Sunday, September 4, 2005

Little black rain cloud



Have you ever had one of those days when you just don't care about anything? You don't care if you get out of bed in the morning. You don't care if you get dressed? You just don't care.

I'm having one of those days. Or, I guess a better thing would be to say that I'm having one of those weeks. I've just not felt right. I don't give a rat's behind whether I do anything worthwhile or not. I just want to lay in bed and sleep. I don't want to watch tv, get on the computer, live my life. Nothing. Even when I do get up and do something, it doesn't seem to go right and that just makes me even more depressed. And, of course, when I feel this way I also don't care whether I follow my Nutrisystem diet or not. I've gone so far off plan these past few days that when I hopped on the scale this morning it showed a 3 lb. weight gain! And that just makes me even more depressed about everything. It's an endless cycle. Hubby even told me this morning that I'm no fun anymore which makes me feel even worse because now I'm bringing other people into this crap!

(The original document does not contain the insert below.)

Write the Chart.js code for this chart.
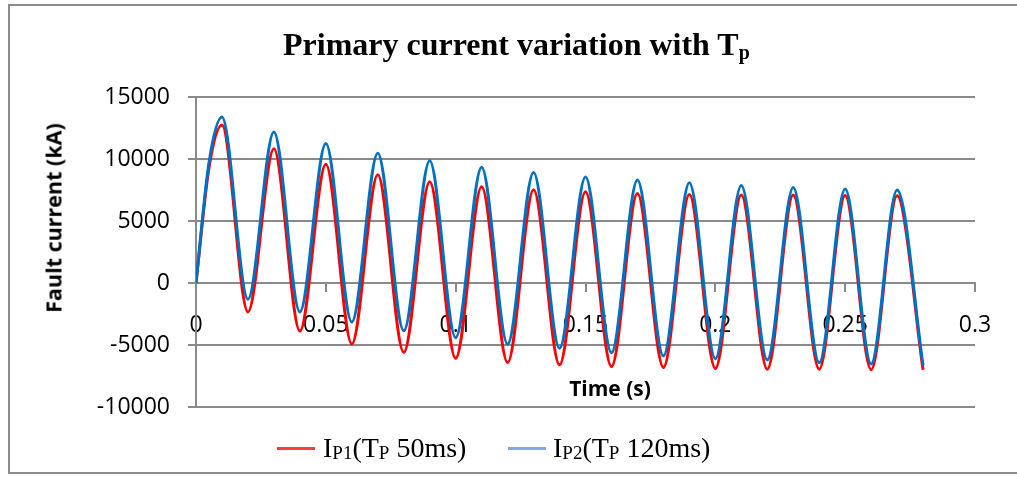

I'm hoping that I wake up one of these days and things finally look better and I'll snap out of this funk. I feel like one of those cartoons where you see the little black cloud hovering over the kids head and they are the only one who's getting rained on. Go away little black rain cloud. I'm ready for some sunshine!

1 comment:

Karon said...

Ahhhh... Lisa! I know exactly how you are feeling. You don't know me from Adam but know that I care. It will get better. This is a funky time for many of us as kids go back to school, summer ends, dog days and heat hangs on, and with all that's gone on with the hurricane and gas prices well ... Give yourself a break. Don't give up on you. You CAN do this!